### Task to complete
Quote word for word the lines below, beginning with the first and ending with the one that has "plt.rcParams['font.weight'] = 'bold'". Drop the pictures.

### Listed records

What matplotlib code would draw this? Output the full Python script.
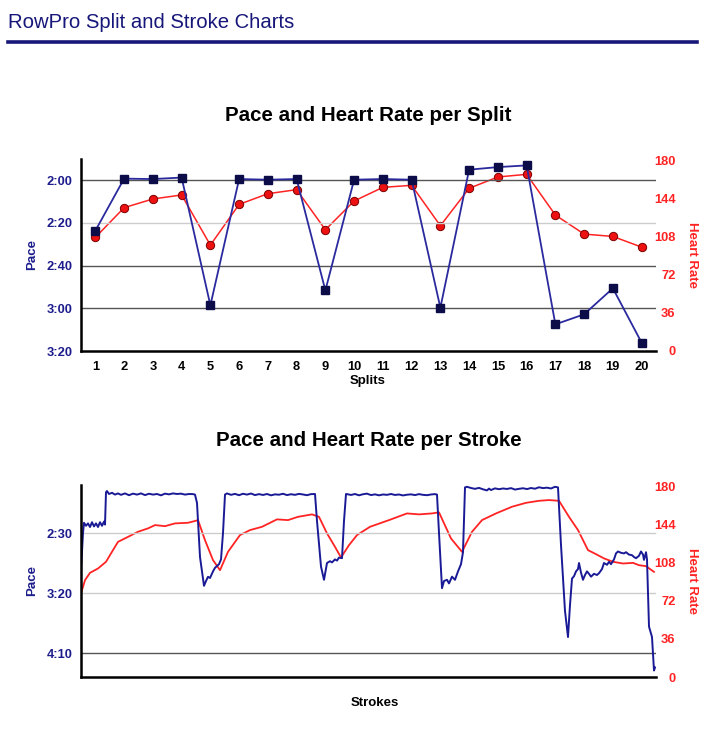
import matplotlib
matplotlib.use("Agg")
import matplotlib.pyplot as plt
from matplotlib.ticker import FuncFormatter

plt.rcParams['font.family'] = ['Liberation Sans', 'DejaVu Sans']
plt.rcParams['font.weight'] = 'bold'

# -------------------------------
# Split data (pace in seconds per 500m, heart rate in bpm)
# -------------------------------
splits = list(range(1, 21))
split_pace = [143.6, 119.2, 119.4, 118.7, 178.6, 119.4, 119.7, 119.4, 171.6, 119.7,
              119.4, 119.7, 179.7, 115.0, 113.8, 113.0, 187.5, 182.8, 170.6, 196.1]
split_hr = [107.4, 135.5, 143.7, 147.5, 100.1, 138.6, 148.7, 152.5, 114.6, 141.8,
            154.7, 156.6, 118.4, 153.8, 164.5, 167.0, 128.5, 110.5, 108.3, 98.2]

# -------------------------------
# Stroke data
# -------------------------------
stroke_pace_n = [0, 1, 2, 3, 5, 7, 9, 11, 13, 15, 17, 19, 21, 23, 24, 25, 26, 28, 31, 34,
                 37, 40, 44, 48, 52, 56, 60, 64, 68, 72, 76, 80, 84, 88, 92, 96, 100, 104, 108, 112,
                 114, 116, 119, 123, 125, 127, 129, 132, 134, 136, 138, 140, 142, 144, 146, 150, 154, 158, 162, 166,
                 170, 174, 178, 182, 186, 190, 194, 198, 202, 206, 210, 214, 218, 222, 226, 230, 234, 236, 240, 243,
                 246, 249, 251, 254, 256, 258, 261, 263, 265, 266, 270, 274, 278, 282, 286, 290, 294, 298, 302, 306,
                 310, 314, 318, 322, 326, 330, 334, 338, 342, 346, 350, 354, 356, 358, 361, 363, 366, 368, 371, 374,
                 377, 380, 382, 384, 386, 390, 394, 398, 402, 406, 408, 410, 414, 418, 422, 426, 430, 434, 438, 442,
                 446, 450, 454, 458, 462, 466, 470, 474, 477, 480, 484, 487, 489, 491, 493, 495, 497, 498, 500, 502,
                 504, 506, 508, 510, 513, 516, 518, 521, 523, 526, 528, 530, 533, 535, 537, 540, 543, 545, 548, 551,
                 553, 555, 558, 560, 562, 563, 565, 566, 568, 571, 573, 574]
stroke_pace = [181, 165, 150, 141.5, 144, 142, 145, 141, 144.5, 142, 145, 141, 144, 140.5, 143, 116, 115, 117.5, 116.5, 118,
               117, 118.2, 117, 118.5, 117.2, 118, 117, 118.4, 117.3, 118, 117.5, 118.6, 117.2, 117.8, 117, 117.5, 117.2, 118, 117.5, 117.6,
               118, 125, 170, 194, 190, 186.5, 187.5, 182, 179, 177.5, 176, 172, 150, 118, 117, 118.2, 117.4, 118.5, 117.3, 118,
               117.1, 118.4, 117.6, 118.3, 117.5, 118.6, 117.8, 118.1, 117.3, 118.4, 117.7, 118.2, 117.4, 117.9, 118.5, 117.6, 117.5, 140, 178, 189,
               175, 173.5, 174.5, 172, 173, 170.5, 171, 140, 117.5, 117.6, 118.3, 117.5, 118.6, 117.7, 117.2, 118.4, 117.8, 118.6, 117.9, 118.2,
               117.5, 118.3, 117.9, 118.7, 118.1, 117.8, 118.4, 117.6, 118.2, 118.5, 117.9, 117.6, 118, 150, 196, 190, 189, 192, 186.4, 189,
               182, 176, 166, 112, 111.5, 112.5, 113.2, 112.4, 113.6, 114.5, 113, 114.2, 112.8, 113.5, 112.9, 113.3, 112.6, 113.8, 113.2, 112.7,
               113.4, 112.5, 113.1, 111.9, 112.6, 112.2, 112.9, 111.5, 112, 160, 215, 236.7, 210, 188, 186, 182, 180, 175, 183, 189,
               185, 182, 184, 186.4, 184, 185, 183.5, 180, 175, 176.5, 174, 176, 172, 167, 165.4, 166.5, 167, 166, 168, 168.5,
               170, 171, 169, 165.4, 168, 172.4, 166, 172, 228, 236.7, 264.6, 262]

stroke_hr_n = [0, 4, 9, 17, 25, 30, 37, 47, 57, 67, 74, 84, 94, 107, 115, 117, 124, 132, 139, 147,
               159, 169, 181, 196, 207, 217, 231, 238, 246, 254, 260, 268, 276, 289, 308, 326, 338, 351, 358, 370,
               381, 391, 401, 415, 431, 445, 458, 468, 478, 488, 497, 507, 515, 523, 532, 542, 552, 558, 565, 573]
stroke_hr = [78.7, 91.3, 98.2, 102.3, 108.6, 116.5, 127.4, 132.1, 136.9, 140.1, 143.2, 142.2, 144.8, 145.4, 147.3, 148, 129, 110.2, 100.7, 118,
             133.8, 138.5, 141.6, 148.6, 147.9, 151, 153.3, 151, 135.4, 122.7, 112.7, 124.3, 133.8, 141.6, 147.9, 154.2, 153.3, 154.2, 155.2, 130.6,
             118, 136.9, 147.9, 154.2, 160.5, 164.2, 166.1, 166.8, 166.1, 151, 138.5, 119.6, 115.8, 111.8, 108.6, 107, 107.6, 105.4, 104.5, 99.1]

top_pace_ticks = [120, 140, 160, 180, 200]
bottom_pace_ticks = [150, 200, 250]
hr_ticks = [0, 36, 72, 108, 144, 180]

NAVY = '#1c1c8c'
RED = '#ff2323'


def pace_fmt(v, pos):
    v = int(round(v))
    return "%d:%02d" % (v // 60, v % 60)


def style_axes(ax, ax2):
    for s in ['top', 'right']:
        ax.spines[s].set_visible(False)
        ax2.spines[s].set_visible(False)
    for s in ['left', 'bottom']:
        ax.spines[s].set_linewidth(1.8)
        ax2.spines[s].set_visible(False)
    ax.yaxis.set_major_formatter(FuncFormatter(pace_fmt))
    ax.tick_params(axis='y', length=0, pad=6, labelsize=9.3, labelcolor=NAVY)
    ax2.tick_params(axis='y', length=0, pad=14, labelsize=9.3, labelcolor=RED)
    for lab in ax2.get_yticklabels():
        lab.set_ha('right')
        lab.set_fontweight('bold')
    for lab in ax.get_yticklabels():
        lab.set_fontweight('bold')
    ax.set_ylabel("Pace", color=NAVY, fontsize=9.5, fontweight='bold', labelpad=6)
    ax2.set_ylabel("Heart Rate", color=RED, fontsize=9.5, fontweight='bold',
                   rotation=270, labelpad=16)


fig = plt.figure(figsize=(7.17, 7.29), dpi=100)

# header
fig.text(8 / 717, 1 - 22 / 729, "RowPro Split and Stroke Charts", color='#17177a',
         fontsize=14.6, fontweight='normal', ha='left', va='center')
fig.add_artist(plt.Line2D([8 / 717, 697 / 717], [1 - 42 / 729, 1 - 42 / 729],
                          color='#17177a', linewidth=2.6))

# -------------------------------
# Split chart
# -------------------------------
ax = fig.add_axes([81 / 717, 1 - 351 / 729, 575 / 717, 192 / 729])
ax2 = ax.twinx()
ax.set_xlim(0.5, 20.5)
ax.set_ylim(200, 110)
ax2.set_ylim(0, 181.5)
for t, c in zip(top_pace_ticks[:-1], ['#555555', '#cccccc', '#555555', '#555555']):
    ax.axhline(t, color=c, linewidth=1.0, zorder=0)
ax.set_yticks(top_pace_ticks)
ax2.set_yticks(hr_ticks)
ax.set_xticks(splits)
ax.tick_params(axis='x', length=0, pad=7, labelsize=9.3)
for lab in ax.get_xticklabels():
    lab.set_fontweight('bold')
ax2.plot(splits, split_hr, color=RED, linewidth=1.1, marker='o', markersize=6,
         markerfacecolor='#ee1111', markeredgecolor='#7a0000', markeredgewidth=0.7)
ax.plot(splits, split_pace, color='#2a2a9e', linewidth=1.3, marker='s', markersize=6,
        markerfacecolor='#0c0c48', markeredgecolor='#0c0c48')
ax.set_zorder(ax2.get_zorder() + 1)
ax.patch.set_visible(False)
style_axes(ax, ax2)
ax.set_title("Pace and Heart Rate per Split", fontsize=14.8, fontweight='bold', pad=27)
fig.text(368 / 717, 1 - 381 / 729, "Splits", ha='center', va='center', fontsize=9.5,
         fontweight='bold')

# -------------------------------
# Stroke chart
# -------------------------------
bx = fig.add_axes([81 / 717, 1 - 677 / 729, 575 / 717, 192 / 729])
bx2 = bx.twinx()
bx.set_xlim(0, 575)
bx.set_ylim(270, 110)
bx2.set_ylim(0, 181)
for t, c in zip(bottom_pace_ticks, ['#cccccc', '#cccccc', '#555555']):
    bx.axhline(t, color=c, linewidth=1.0, zorder=0)
bx.set_yticks(bottom_pace_ticks)
bx2.set_yticks(hr_ticks)
bx.set_xticks([])
bx2.plot(stroke_hr_n, stroke_hr, color=RED, linewidth=1.3)
bx.plot(stroke_pace_n, stroke_pace, color='#1a1a96', linewidth=1.4)
bx.set_zorder(bx2.get_zorder() + 1)
bx.patch.set_visible(False)
style_axes(bx, bx2)
bx.set_title("Pace and Heart Rate per Stroke", fontsize=14.8, fontweight='bold', pad=28)
fig.text(375 / 717, 1 - 703 / 729, "Strokes", ha='center', va='center', fontsize=9.5,
         fontweight='bold')

fig.savefig("out.png", dpi=100)
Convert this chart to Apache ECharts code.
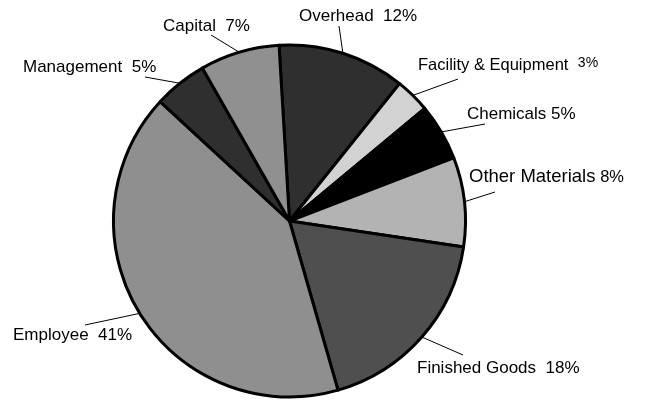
<!DOCTYPE html>
<html>
<head>
<meta charset="utf-8">
<script src="https://cdn.jsdelivr.net/npm/echarts@6/dist/echarts.min.js"></script>
<style>
  html, body { margin: 0; padding: 0; background: #fff; }
  #costPie { width: 649px; height: 405px; }
</style>
</head>
<body>
<div id="costPie"></div>
<script>
// cost breakdown, clockwise from the top
const categories = ['Overhead', 'Facility & Equipment', 'Chemicals', 'Other Materials', 'Finished Goods', 'Employee', 'Management', 'Capital']
const shares = [11.7, 3.2, 5.2, 8.2, 18.2, 41.3, 4.9, 7.3]
const sliceColors = ['#2f2f2f', '#d2d2d2', '#000000', '#b3b3b3', '#4f4f4f', '#8f8f8f', '#2f2f2f', '#909090']

// where each label sits and where its leader line ends
const labelAt = [[299, 16], [418, 65], [467, 114], [469, 177], [417, 368], [13, 335], [23, 67], [163, 26]]
const lineEnd = [[339, 26], [458, 79], [485, 124], [495, 192], [463, 355], [85, 325], [145, 77], [211, 35]]
const nameGap = ['  ', '  ', ' ', ' ', '  ', '  ', '  ', '  ']

const chart = echarts.init(document.getElementById('costPie'), null, { renderer: 'canvas' })

const pieData = categories.map((name, i) => ({
  name: name,
  value: shares[i],
  itemStyle: { color: sliceColors[i] }
}))

chart.setOption({
  animation: false,
  backgroundColor: '#fff',
  series: [{
    type: 'pie',
    center: [289.5, 221],
    radius: 176,
    startAngle: 93.4,
    clockwise: true,
    avoidLabelOverlap: false,
    itemStyle: {
      borderColor: '#000',
      borderWidth: 3
    },
    label: {
      show: true,
      position: 'outside',
      color: '#000',
      fontFamily: 'Liberation Sans, Arial, sans-serif',
      fontSize: 17,
      formatter: function(p) {
        const i = p.dataIndex
        return '{n' + i + '|' + p.name + '}' + nameGap[i] + '{p' + i + '|' + Math.round(p.value) + '%}'
      },
      rich: {
        n1: { fontSize: 16.5 },
        p1: { fontSize: 14, padding: [0, 0, 3, 0] },
        n3: { fontSize: 18.5 },
        p3: { fontSize: 16.5 }
      }
    },
    labelLine: {
      show: true,
      smooth: false,
      lineStyle: { color: '#000', width: 1 }
    },
    labelLayout: function(params) {
      const i = params.dataIndex
      const start = params.labelLinePoints ? params.labelLinePoints[0] : lineEnd[i]
      return {
        x: labelAt[i][0],
        y: labelAt[i][1],
        align: 'left',
        verticalAlign: 'middle',
        labelLinePoints: [start, lineEnd[i], lineEnd[i]]
      }
    },
    data: pieData
  }]
})
</script>
</body>
</html>
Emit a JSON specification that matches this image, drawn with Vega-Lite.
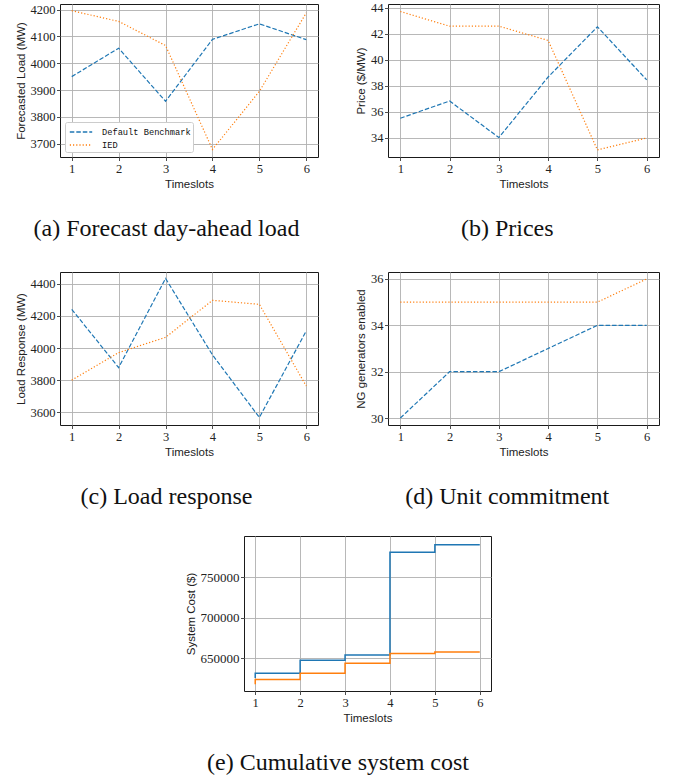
{
  "$schema": "https://vega.github.io/schema/vega-lite/v6.json",
  "padding": {"left": 14, "top": 1, "right": 5, "bottom": 0},
  "datasets": {
    "series": [
      {"t": 1, "series": "Default Benchmark", "load": 3950, "price": 35.49, "response": 4241, "ng": 30, "cost": 625500},
      {"t": 2, "series": "Default Benchmark", "load": 4056, "price": 36.82, "response": 3879, "ng": 32, "cost": 631500},
      {"t": 3, "series": "Default Benchmark", "load": 3858, "price": 34.0, "response": 4433, "ng": 32, "cost": 647500},
      {"t": 4, "series": "Default Benchmark", "load": 4089, "price": 38.67, "response": 3958, "ng": 33, "cost": 654100},
      {"t": 5, "series": "Default Benchmark", "load": 4147, "price": 42.54, "response": 3569, "ng": 34, "cost": 780900},
      {"t": 6, "series": "Default Benchmark", "load": 4088, "price": 38.45, "response": 4107, "ng": 34, "cost": 790200},
      {"t": 1, "series": "IED", "load": 4196, "price": 43.72, "response": 3801, "ng": 35, "cost": 618000},
      {"t": 2, "series": "IED", "load": 4156, "price": 42.59, "response": 3972, "ng": 35, "cost": 623700},
      {"t": 3, "series": "IED", "load": 4066, "price": 42.59, "response": 4067, "ng": 35, "cost": 631500},
      {"t": 4, "series": "IED", "load": 3678, "price": 41.49, "response": 4297, "ng": 35, "cost": 643800},
      {"t": 5, "series": "IED", "load": 3895, "price": 33.05, "response": 4272, "ng": 35, "cost": 655800},
      {"t": 6, "series": "IED", "load": 4188, "price": 33.97, "response": 3764, "ng": 36, "cost": 657800}
    ]
  },
  "data": {"name": "series"},
  "bounds": "full",
  "spacing": 25,
  "resolve": {"scale": {"color": "independent", "strokeDash": "independent"}},
  "vconcat": [
    {
      "bounds": "flush",
      "columns": 2,
      "spacing": {"row": 115, "column": 70},
      "resolve": {"scale": {"color": "independent", "strokeDash": "independent"}},
      "concat": [
        {
          "width": 258, "height": 153,
          "title": {"text": "(a) Forecast day-ahead load"},
          "mark": {"type": "line", "strokeWidth": 1.2},
          "encoding": {
            "x": {"field": "t", "type": "quantitative", "scale": {"domain": [0.75, 6.25], "nice": false, "zero": false}, "axis": {"values": [1, 2, 3, 4, 5, 6], "format": "d", "title": "Timeslots"}},
            "y": {"field": "load", "type": "quantitative", "scale": {"domain": [3650, 4221], "nice": false, "zero": false}, "axis": {"values": [3700, 3800, 3900, 4000, 4100, 4200], "format": "d", "title": "Forecasted Load (MW)"}},
            "color": {"field": "series", "type": "nominal", "scale": {"domain": ["Default Benchmark", "IED"], "range": ["#1f77b4", "#ff7f0e"]},
              "legend": {"orient": "bottom-left", "offset": 5, "title": null, "labelFont": "Liberation Mono", "labelFontSize": 8.7, "labelColor": "#111", "symbolType": "M-1.6,0H1.6", "symbolSize": 196, "symbolStrokeWidth": 1.3, "symbolOffset": 6, "fillColor": "white", "strokeColor": "#cccccc", "cornerRadius": 2, "padding": 2, "rowPadding": 0, "labelOffset": 13}},
            "strokeDash": {"field": "series", "type": "nominal", "scale": {"domain": ["Default Benchmark", "IED"], "range": [[4.5, 2], [1.2, 2]]},
              "legend": {"orient": "bottom-left", "offset": 5, "title": null, "labelFont": "Liberation Mono", "labelFontSize": 8.7, "labelColor": "#111", "symbolType": "M-1.6,0H1.6", "symbolSize": 196, "symbolStrokeWidth": 1.3, "symbolOffset": 6, "fillColor": "white", "strokeColor": "#cccccc", "cornerRadius": 2, "padding": 2, "rowPadding": 0, "labelOffset": 13}}
          }
        },
        {
          "width": 271, "height": 153,
          "title": {"text": "(b) Prices"},
          "mark": {"type": "line", "strokeWidth": 1.2},
          "encoding": {
            "x": {"field": "t", "type": "quantitative", "scale": {"domain": [0.75, 6.25], "nice": false, "zero": false}, "axis": {"values": [1, 2, 3, 4, 5, 6], "format": "d", "title": "Timeslots"}},
            "y": {"field": "price", "type": "quantitative", "scale": {"domain": [32.5, 44.3], "nice": false, "zero": false}, "axis": {"values": [34, 36, 38, 40, 42, 44], "format": "d", "title": "Price ($/MW)"}},
            "color": {"field": "series", "type": "nominal", "scale": {"domain": ["Default Benchmark", "IED"], "range": ["#1f77b4", "#ff7f0e"]}, "legend": null},
            "strokeDash": {"field": "series", "type": "nominal", "scale": {"domain": ["Default Benchmark", "IED"], "range": [[4.5, 2], [1.2, 2]]}, "legend": null}
          }
        },
        {
          "width": 258, "height": 153,
          "title": {"text": "(c) Load response"},
          "mark": {"type": "line", "strokeWidth": 1.2},
          "encoding": {
            "x": {"field": "t", "type": "quantitative", "scale": {"domain": [0.75, 6.25], "nice": false, "zero": false}, "axis": {"values": [1, 2, 3, 4, 5, 6], "format": "d", "title": "Timeslots"}},
            "y": {"field": "response", "type": "quantitative", "scale": {"domain": [3522, 4473], "nice": false, "zero": false}, "axis": {"values": [3600, 3800, 4000, 4200, 4400], "format": "d", "title": "Load Response (MW)"}},
            "color": {"field": "series", "type": "nominal", "scale": {"domain": ["Default Benchmark", "IED"], "range": ["#1f77b4", "#ff7f0e"]}, "legend": null},
            "strokeDash": {"field": "series", "type": "nominal", "scale": {"domain": ["Default Benchmark", "IED"], "range": [[4.5, 2], [1.2, 2]]}, "legend": null}
          }
        },
        {
          "width": 271, "height": 153,
          "title": {"text": "(d) Unit commitment"},
          "mark": {"type": "line", "strokeWidth": 1.2},
          "encoding": {
            "x": {"field": "t", "type": "quantitative", "scale": {"domain": [0.75, 6.25], "nice": false, "zero": false}, "axis": {"values": [1, 2, 3, 4, 5, 6], "format": "d", "title": "Timeslots"}},
            "y": {"field": "ng", "type": "quantitative", "scale": {"domain": [29.7, 36.3], "nice": false, "zero": false}, "axis": {"values": [30, 32, 34, 36], "format": "d", "title": "NG generators enabled"}},
            "color": {"field": "series", "type": "nominal", "scale": {"domain": ["Default Benchmark", "IED"], "range": ["#1f77b4", "#ff7f0e"]}, "legend": null},
            "strokeDash": {"field": "series", "type": "nominal", "scale": {"domain": ["Default Benchmark", "IED"], "range": [[4.5, 2], [1.2, 2]]}, "legend": null}
          }
        }
      ]
    },
    {
      "bounds": "flush",
      "spacing": 0,
      "hconcat": [
        {
          "width": 184, "height": 155,
          "data": {"values": []},
          "view": {"stroke": null},
          "mark": {"type": "point"}
        },
        {
          "width": 247, "height": 155,
          "title": {"text": "(e) Cumulative system cost"},
          "mark": {"type": "line", "strokeWidth": 1.5, "interpolate": "step-before"},
          "encoding": {
            "x": {"field": "t", "type": "quantitative", "scale": {"domain": [0.75, 6.25], "nice": false, "zero": false}, "axis": {"values": [1, 2, 3, 4, 5, 6], "format": "d", "title": "Timeslots"}},
            "y": {"field": "cost", "type": "quantitative", "scale": {"domain": [609600, 801000], "nice": false, "zero": false}, "axis": {"values": [650000, 700000, 750000], "format": "d", "title": "System Cost ($)", "labelFontSize": 13}},
            "color": {"field": "series", "type": "nominal", "scale": {"domain": ["Default Benchmark", "IED"], "range": ["#1f77b4", "#ff7f0e"]}, "legend": null}
          }
        }
      ]
    }
  ],
  "config": {
    "view": {"stroke": "#1a1a1a", "strokeWidth": 1},
    "axis": {"domain": false, "grid": true, "gridColor": "#b0b0b0", "gridWidth": 0.9, "tickColor": "#222222", "tickSize": 3.5, "tickWidth": 0.8, "labelFont": "Liberation Serif", "labelFontSize": 12.5, "labelColor": "#222222", "titleFont": "Liberation Sans", "titleFontSize": 11.5, "titleFontWeight": "normal", "titleColor": "#222222", "labelPadding": 1.5, "titlePadding": 4},
    "title": {"font": "Liberation Serif", "fontSize": 24, "fontWeight": "normal", "color": "#111111", "orient": "bottom", "anchor": "middle", "frame": "bounds", "offset": 27}
  }
}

### Problem solution
What matplotlib code would draw this? Output the full Python script.
import matplotlib
matplotlib.use("Agg")
import matplotlib.pyplot as plt
from matplotlib.ticker import FuncFormatter

plt.rcParams['font.family'] = ['Liberation Sans', 'DejaVu Sans']
plt.rcParams['font.weight'] = 'bold'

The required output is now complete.